Ok, I'll keep in mind the 100ms target :-) It's probably achievable, but maybe not rightaway...
Almost done addressing the issue linked above. Demo notebook of training a pixel cnn from cosmos images at HSC resolution using distributed cloud TPU training :-) https://colab.research.google.com/drive/1p-DOHO6aU1ToPG4lca_pjHyHMt7sxs5l
So, after a weekend of experimentation on multiband images here is a list of things that are not yet perfect:
Relative normalization of SED and morphology: the default morph_max
strategy ended up being the more robust. But it artificially fixes the flux of the morphology component to 1, and ends us biasing the morphology. I tried removing the normalization altogether, or fixing the SED in one band, didn't give good results
Scaling of prior to likelihood: In principle, when using the weights, the normalization should be proper. But turns out, without tuning, the likelihood wins over the prior, leading to ugly results, artificially lowering weights gives increasingly better results. This is also tied to the previous point.

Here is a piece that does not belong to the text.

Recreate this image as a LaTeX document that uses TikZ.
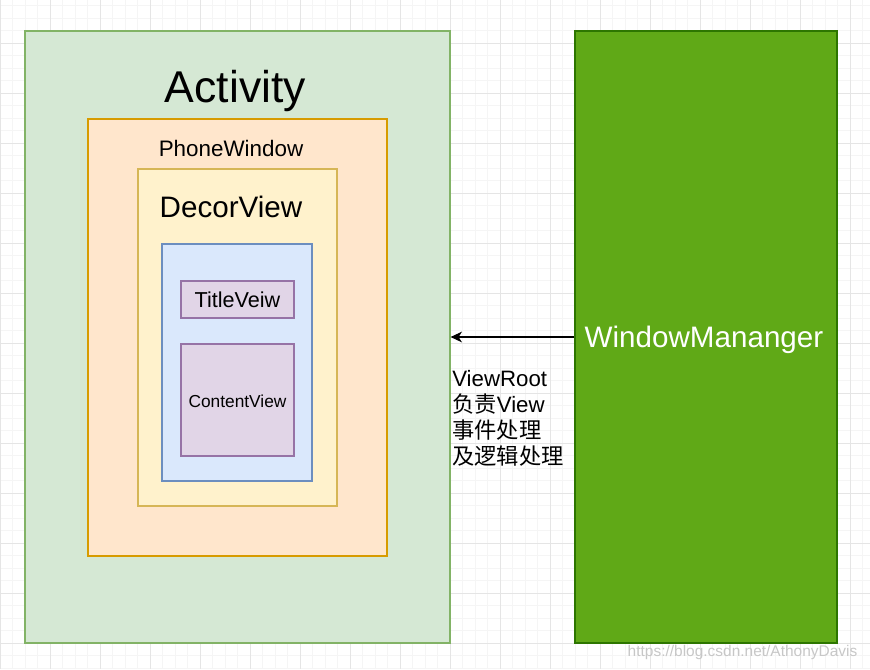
\documentclass[tikz,border=0pt]{standalone}
\usepackage{fontspec}
\setmainfont{Liberation Sans}
\newfontfamily\cjk{Noto Sans CJK SC}
\usepackage{tikz}
\usetikzlibrary{positioning, arrows.meta, calc}

\definecolor{actfill}{HTML}{D5E8D4}
\definecolor{actline}{HTML}{82B366}
\definecolor{phonefill}{HTML}{FFE6CC}
\definecolor{phoneline}{HTML}{D79B00}
\definecolor{decorfill}{HTML}{FFF2CC}
\definecolor{decorline}{HTML}{D6B656}
\definecolor{groupfill}{HTML}{DAE8FC}
\definecolor{groupline}{HTML}{6C8EBF}
\definecolor{viewfill}{HTML}{E1D5E7}
\definecolor{viewline}{HTML}{9673A6}
\definecolor{wmfill}{HTML}{60A917}
\definecolor{wmline}{HTML}{2D7600}

\tikzstyle{arrow} = [line width=0.8pt,-{Stealth[length=8.5pt,width=8pt,inset=2.5pt]}]
\tikzstyle{box} = [rectangle, inner sep=0pt, line width=0.9pt]
\tikzstyle{activity} = [box, draw=actline, fill=actfill]
\tikzstyle{window} = [box, draw=phoneline, fill=phonefill]
\tikzstyle{decor} = [box, draw=decorline, fill=decorfill]
\tikzstyle{group} = [box, draw=groupline, fill=groupfill]
\tikzstyle{view} = [box, draw=viewline, fill=viewfill]
\tikzstyle{manager} = [box, draw=wmline, fill=wmfill]
\tikzstyle{label} = [inner sep=0pt, anchor=base]
\tikzstyle{gridminor} = [line width=0.5pt, draw=black!4]
\tikzstyle{gridmajor} = [line width=0.6pt, draw=black!10]

\begin{document}
\begin{tikzpicture}[x=0.75pt, y=-0.75pt]
        \useasboundingbox (0,0) rectangle (870,669);
        % background grid
        \foreach \gx in {0,12.5,...,870} \draw[gridminor] (\gx,0) -- (\gx,669);
        \foreach \gy in {5.5,18,...,669} \draw[gridminor] (0,\gy) -- (870,\gy);
        \foreach \gx in {0,50,...,850} \draw[gridmajor] (\gx,0) -- (\gx,669);
        \foreach \gy in {43,93,...,643} \draw[gridmajor] (0,\gy) -- (870,\gy);

        \node (activity) [activity, minimum width=318.75pt, minimum height=459pt] at (237.5,337) {};
        \node (phonewindow) [window, minimum width=224.25pt, minimum height=327.75pt] at (237.5,337.5) {};
        \node (decorview) [decor, minimum width=149.25pt, minimum height=252.75pt] at (237.5,337.5) {};
        \node (viewgroup) [group, minimum width=112.5pt, minimum height=177.75pt] at (237,362.5) {};
        \node (titleview) [view, minimum width=84.75pt, minimum height=27.75pt] at (237.5,299.5) {};
        \node (contentview) [view, minimum width=84.75pt, minimum height=84pt] at (237.5,400) {};
        \node (wm) [manager, minimum width=196.5pt, minimum height=459pt] at (706,337) {};

        \node (activitytext) [label, font=\fontsize{33.4}{40}\selectfont] at (235.5,102) {Activity};
        \node (phonetext) [label, font=\fontsize{16.8}{20}\selectfont] at (231,156) {PhoneWindow};
        \node (decortext) [label, font=\fontsize{22.2}{26}\selectfont] at (231,217) {DecorView};
        \node (titletext) [label, font=\fontsize{16.2}{19}\selectfont] at (237.5,307) {TitleVeiw};
        \node (contenttext) [label, font=\fontsize{13}{15}\selectfont] at (237.5,407) {ContentView};
        \node (wmtext) [label, text=white, font=\fontsize{22.2}{26}\selectfont] at (704,347) {WindowMananger};

        \draw [arrow] (wm.west) -- (activity.east);
        \node (viewroot) [inner sep=0pt, anchor=base west, align=left, font=\fontsize{16.7}{19.4}\selectfont] at (452,464)
            {ViewRoot\\{\cjk 负责}View\\{\cjk 事件处理}\\{\cjk 及逻辑处理}};

        \node (watermark) [inner sep=0pt, text=black!22, font=\fontsize{11.6}{14}\selectfont] at (742.5,652) {https://blog.csdn.net/AthonyDavis};
\end{tikzpicture}
\end{document}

Initialization of sources when doing deconvolution: I have trained a prior with an HST-like effective PSF, which means that when applied on HSC images, the recovered model is effectively deconvolved. The standard initialization strategy in this case leads to grossly overestimated source footprint, and this makes the deblending with pixelcnn prior more difficult. The best strategy I have found is to first run standard scarlet, to get a deconvolved first guess, and then use the scarlet solution as a starting point for pixelcnn deblending.
Here is an example of first guess using scarlet:
And updated after minimization with pixelcnn prior:
In this example, I used morph_max
SED normalization, and I downweight the likelihood by an arbitrary 0.001
factor.
This looks really nice! When you say you trained on HST so applying to HSC effectively deconvolves, you still explicitly account for the convolution in the inverse problem? It looks like there is some ringing in model 1. Any idea where this comes from? Also, I wonder if, for initialisation scarlet could be ran without symmetry. It would be faster and would probably still get us where we need to be.
Yes yes yes, and I need you help @herjy :-) I tried to build the training set at the HSC pixel resolution, with a standardized effective, PSF, so that all galaxies in my training set have the same PSF. But it's not working well, I have aliasing.
Here is the notebook I used to build an effective PSF for the training set: https://github.com/ml4astro/galaxy2galaxy/blob/u/EiffL/pixelcnn/notebooks/BuildingCOSMOS_PSF.ipynb
Then the images for the training set are generated using GalSim here: https://github.com/ml4astro/galaxy2galaxy/blob/01cffaa59da229e93f9e839a54cf18443f8b914c/galaxy2galaxy/data_generators/cosmos.py#L101
Using @EiffL 's code we will create a source that uses a PixelCNN to constrain morphologies.